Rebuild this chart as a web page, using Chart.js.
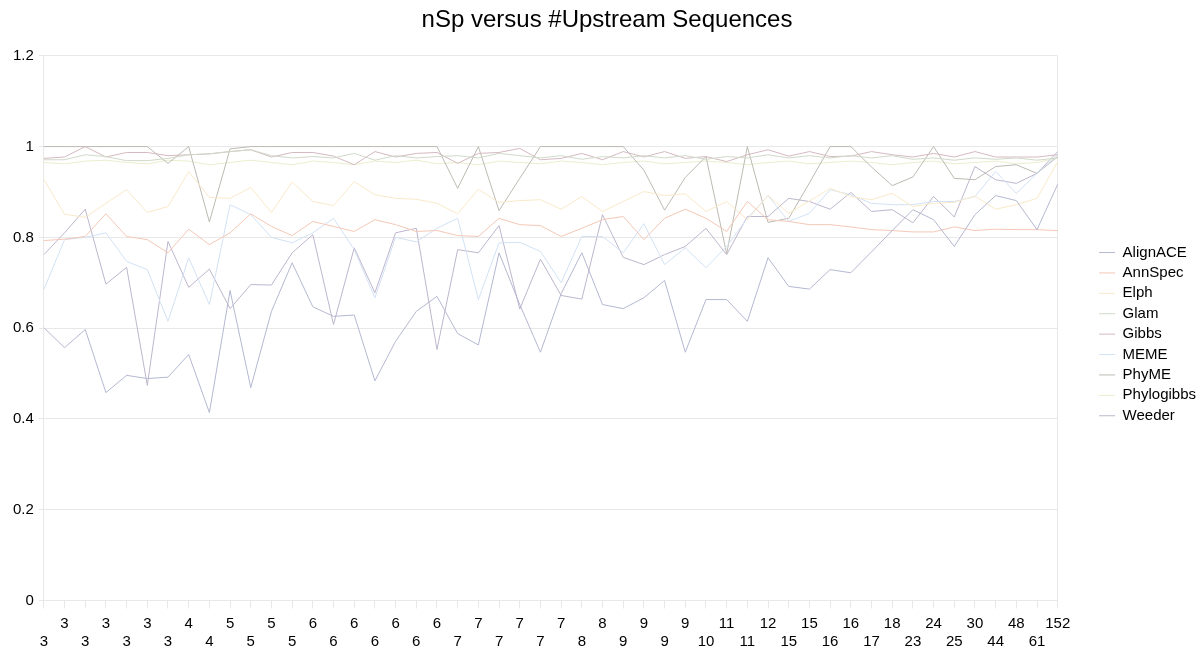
<!DOCTYPE html>
<html><head><meta charset="utf-8">
<script src="https://cdn.jsdelivr.net/npm/chart.js@4.4.1/dist/chart.umd.min.js"></script>
<style>html,body{margin:0;padding:0;background:#fff}</style>
</head><body>
<canvas id="c" width="1200" height="658"></canvas>
<script>
const categories = ["3","3","3","3","3","3","3","4","4","5","5","5","5","6","6","6","6","6","6","6","7","7","7","7","7","7","8","8","9","9","9","9","10","11","11","12","15","15","16","16","17","18","23","24","25","30","44","48","61","152"];
const seriesNames = ["AlignACE","AnnSpec","Elph","Glam","Gibbs","MEME","PhyME","Phylogibbs","Weeder"];
const yTickLabels = ["0","0.2","0.4","0.6","0.8","1","1.2"];

const AlignACE = [0.601,0.557,0.597,0.458,0.496,0.489,0.492,0.542,0.414,0.683,0.469,0.637,0.744,0.647,0.626,0.629,0.484,0.571,0.637,0.670,0.588,0.563,0.766,0.652,0.547,0.676,0.766,0.652,0.643,0.667,0.705,0.547,0.663,0.663,0.615,0.755,0.692,0.686,0.729,0.722,0.768,0.815,0.861,0.839,0.780,0.850,0.892,0.881,0.817,0.917];
const AnnSpec = [0.793,0.796,0.802,0.852,0.802,0.795,0.766,0.818,0.784,0.810,0.852,0.824,0.804,0.835,0.824,0.813,0.839,0.828,0.813,0.815,0.804,0.802,0.842,0.828,0.826,0.802,0.820,0.839,0.846,0.795,0.842,0.862,0.842,0.813,0.879,0.839,0.835,0.828,0.828,0.823,0.817,0.815,0.812,0.812,0.823,0.815,0.818,0.817,0.817,0.815];
const Elph = [0.928,0.851,0.844,0.875,0.905,0.855,0.868,0.945,0.888,0.886,0.910,0.855,0.922,0.879,0.870,0.923,0.894,0.886,0.884,0.875,0.852,0.906,0.877,0.881,0.883,0.862,0.890,0.857,0.879,0.901,0.892,0.896,0.857,0.879,0.839,0.892,0.853,0.880,0.908,0.890,0.883,0.897,0.868,0.875,0.877,0.891,0.862,0.872,0.886,0.967];
const Glam = [0.971,0.971,0.982,0.978,0.969,0.969,0.974,0.982,0.984,0.989,0.993,0.980,0.975,0.978,0.975,0.985,0.970,0.980,0.975,0.978,0.980,0.975,0.985,0.980,0.975,0.980,0.972,0.978,0.975,0.980,0.975,0.980,0.972,0.978,0.975,0.982,0.975,0.980,0.975,0.980,0.975,0.980,0.972,0.975,0.970,0.975,0.972,0.975,0.970,0.975];
const Gibbs = [0.974,0.977,1.000,0.977,0.987,0.987,0.980,0.982,0.984,0.989,0.993,0.977,0.987,0.987,0.979,0.960,0.989,0.977,0.985,0.987,0.963,0.985,0.987,0.996,0.971,0.974,0.985,0.971,0.989,0.977,0.989,0.974,0.978,0.967,0.982,0.993,0.979,0.989,0.978,0.979,0.989,0.982,0.977,0.985,0.977,0.989,0.977,0.977,0.977,0.982];
const MEME = [0.685,0.795,0.800,0.810,0.747,0.729,0.615,0.755,0.652,0.872,0.850,0.800,0.788,0.810,0.842,0.773,0.667,0.800,0.790,0.820,0.842,0.663,0.788,0.789,0.769,0.700,0.802,0.802,0.766,0.830,0.740,0.777,0.733,0.780,0.842,0.892,0.835,0.853,0.905,0.894,0.875,0.872,0.872,0.879,0.879,0.890,0.945,0.897,0.941,0.982];
const PhyME = [1.000,1.000,1.000,1.000,1.000,1.000,0.963,1.000,0.834,0.995,1.000,1.000,1.000,1.000,1.000,1.000,1.000,1.000,1.000,1.000,0.908,1.000,0.859,0.930,1.000,1.000,1.000,1.000,1.000,0.948,0.860,0.932,0.978,0.764,1.000,0.833,0.842,0.920,1.000,1.000,0.955,0.914,0.933,1.000,0.930,0.927,0.956,0.960,0.941,0.978];
const Phylogibbs = [0.965,0.962,0.968,0.970,0.965,0.962,0.970,0.968,0.960,0.965,0.970,0.965,0.960,0.968,0.965,0.960,0.968,0.965,0.970,0.962,0.965,0.960,0.968,0.965,0.962,0.968,0.965,0.960,0.965,0.968,0.962,0.965,0.968,0.965,0.960,0.965,0.968,0.962,0.965,0.968,0.965,0.960,0.965,0.968,0.962,0.965,0.968,0.962,0.965,0.975];
const Weeder = [0.762,0.810,0.862,0.697,0.734,0.474,0.791,0.690,0.730,0.643,0.696,0.695,0.766,0.806,0.608,0.777,0.678,0.810,0.820,0.553,0.773,0.766,0.826,0.642,0.752,0.672,0.664,0.850,0.756,0.740,0.762,0.780,0.820,0.762,0.846,0.846,0.886,0.879,0.862,0.899,0.857,0.861,0.832,0.890,0.845,0.956,0.927,0.919,0.941,0.989];

const seriesValues = [AlignACE, AnnSpec, Elph, Glam, Gibbs, MEME, PhyME, Phylogibbs, Weeder];
const seriesColors = ["rgb(180,184,208)","rgb(244,200,182)","rgb(249,233,200)","rgb(208,218,200)","rgb(212,186,192)","rgb(210,226,244)","rgb(188,186,178)","rgb(234,238,204)","rgb(190,182,204)"];

const gridColor = "rgb(232,232,232)";
const FONT = "'Liberation Sans', Arial, sans-serif";

// legend placement: widen legend box and move its items right/down
const LEGEND_EXTRA = 36;
const LEGEND_SHIFT_X = 36;
const LEGEND_SHIFT_Y = 6;
const legendShift = {
  id: 'legendShift',
  beforeLayout(chart) {
    const lg = chart.legend;
    if (lg && !lg._wrappedFit) {
      const f = lg.fit;
      lg.fit = function () { f.call(this); this.width += LEGEND_EXTRA; };
      lg._wrappedFit = true;
    }
  },
  afterLayout(chart) {
    const lg = chart.legend;
    if (lg) {
      lg.left += LEGEND_SHIFT_X; lg.right += LEGEND_SHIFT_X;
      lg.top += LEGEND_SHIFT_Y; lg.bottom += LEGEND_SHIFT_Y;
    }
  }
};

new Chart(document.getElementById('c'), {
  type: 'line',
  data: {
    labels: categories,
    datasets: seriesNames.map((n, k) => ({
      label: n,
      data: seriesValues[k],
      borderColor: seriesColors[k],
      backgroundColor: seriesColors[k],
      borderWidth: 1,
      pointRadius: 0,
      pointHoverRadius: 0,
      tension: 0,
      fill: false
    }))
  },
  plugins: [legendShift],
  options: {
    responsive: false,
    animation: false,
    devicePixelRatio: 1,
    layout: { padding: { left: 8, right: -6, top: 0, bottom: 1 } },
    plugins: {
      title: {
        display: true,
        text: 'nSp versus #Upstream Sequences',
        color: '#000',
        font: { family: FONT, size: 24, weight: 'normal' },
        padding: { top: 6, bottom: 21 }
      },
      legend: {
        position: 'right',
        fullSize: false,
        labels: {
          color: '#000',
          font: { family: FONT, size: 15 },
          usePointStyle: true,
          pointStyle: 'line',
          pointStyleWidth: 16,
          padding: 5.4
        }
      },
      tooltip: { enabled: false }
    },
    scales: {
      x: {
        type: 'category',
        grid: {
          display: true,
          drawOnChartArea: true,
          color: (ctx) => ctx.index === categories.length - 1 ? gridColor : 'rgba(0,0,0,0)',
          tickColor: gridColor,
          tickLength: 8
        },
        border: { display: true, color: gridColor },
        ticks: {
          autoSkip: false,
          maxRotation: 0,
          minRotation: 0,
          color: '#000',
          padding: 7,
          font: { family: FONT, size: 15, lineHeight: 1.15 },
          callback: (v, i) => i % 2 === 0 ? ['', categories[i]] : [categories[i]]
        }
      },
      y: {
        min: 0,
        max: 1.2,
        grid: { color: gridColor, tickLength: 5, tickColor: gridColor },
        border: { display: true, color: gridColor },
        ticks: {
          stepSize: 0.2,
          color: '#000',
          padding: 5,
          font: { family: FONT, size: 15 },
          callback: (v, i) => yTickLabels[i]
        }
      }
    }
  }
});
</script>
</body></html>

----

Brief — Count the lines above that contain the word "this", and give only that number.

Written answer — 2